One approach is to line up prospective sublease tenants to see the apartment, and have them request showings that appear reasonable but that a large company cannot achieve (if your landlord is a large company). The idea being if they drag you to court, you simply show records that you tried to line up showings but the landlord who has the keys (since you're out of town) couldn't bother to assist in the effort. The way I approached this previously was to advertise on Craigslist with things like "first two months free!". I had people lined up to see the place and the landlord could not show-up without a weeks notice. No judge will side with the landlord in this kind of situation.
Usually breaking a lease is 1.5-2.5x a month's rent. This will definitely be cheaper than paying for an apartment you won't use, even though it sucks.
This depends on the jurisdiction and the terms of the lease. Most places in the US, there are very few ways to break a lease without a clause in the contract allowing it.
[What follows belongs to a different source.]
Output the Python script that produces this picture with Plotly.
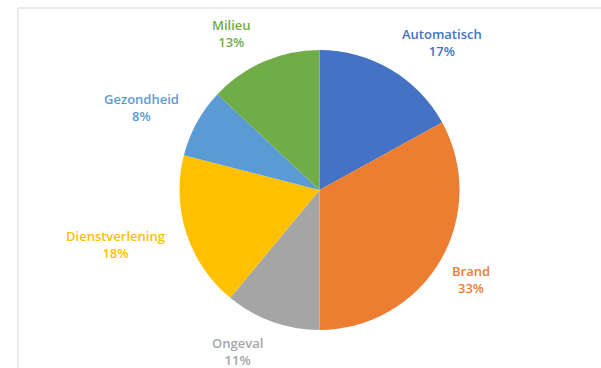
import math
import plotly.graph_objects as go

# Incident categories and their share (%)
categories = ["Automatisch", "Brand", "Ongeval", "Dienstverlening", "Gezondheid", "Milieu"]
shares = [17, 33, 11, 18, 8, 13]
colors = ["#4472C4", "#ED7D31", "#A5A5A5", "#FFC000", "#5B9BD5", "#70AD47"]

W, H = 601, 368
cx, cy, r = 319.5, 190, 140  # pie centre and radius in pixels

fig = go.Figure(
    go.Pie(
        labels=categories,
        values=shares,
        sort=False,
        direction="clockwise",
        rotation=0,
        marker=dict(colors=colors, line=dict(width=0)),
        textinfo="none",
        hoverinfo="label+percent",
        domain=dict(x=[(cx - r) / W, (cx + r) / W], y=[1 - (cy + r) / H, 1 - (cy - r) / H]),
        showlegend=False,
    )
)

# Outside labels: placed along each slice's mid-angle, pushed out past the rim
label_shift = {  # (extra angle in degrees, distance from centre in px)
    "Automatisch": (9, 192),
    "Brand": (0, 176),
    "Ongeval": (7, 181),
    "Dienstverlening": (3, 211),
    "Gezondheid": (-4, 196),
    "Milieu": (-6, 180),
}
total = sum(shares)
cum = 0
annotations = []
for name, val, col in zip(categories, shares, colors):
    mid = (cum + val / 2) / total * 360
    cum += val
    da, dist = label_shift[name]
    ang = math.radians(mid + da)
    px = cx + dist * math.sin(ang)
    py = cy - dist * math.cos(ang)
    annotations.append(
        dict(
            x=px / W,
            y=1 - py / H,
            xref="paper",
            yref="paper",
            text=f"{name}<br>{round(val / total * 100)}%",
            showarrow=False,
            font=dict(family="Open Sans", size=13, color=col, weight=600),
            align="center",
            xanchor="center",
            yanchor="middle",
        )
    )

fig.update_layout(
    width=W,
    height=H,
    margin=dict(l=0, r=0, t=0, b=0),
    paper_bgcolor="white",
    plot_bgcolor="white",
    annotations=annotations,
    shapes=[
        dict(
            type="rect",
            xref="paper",
            yref="paper",
            x0=18 / W,
            x1=1.05,
            y0=-0.05,
            y1=1 - 8 / H,
            line=dict(color="#d9d9d9", width=1),
            fillcolor="rgba(0,0,0,0)",
        )
    ],
)

fig.write_html("out.html")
For example, in New York, if you break a lease the landlord is obligated to make a “reasonable effort” to re-rent the apartment. You are still on the hook in the interim. In the current environment, the apartment probably won’t be re-rented.

Saying anything other than "It depends on the lease" isn't really valuable, so that's what I'll respond with. It depends on the lease.
Yes, that is the problem I had with your original comment.

But the jurisdiction is also important, not just the terms of the lease.

Can you break the lease? Better to lose a month or two of rent than >= 6 months of rent.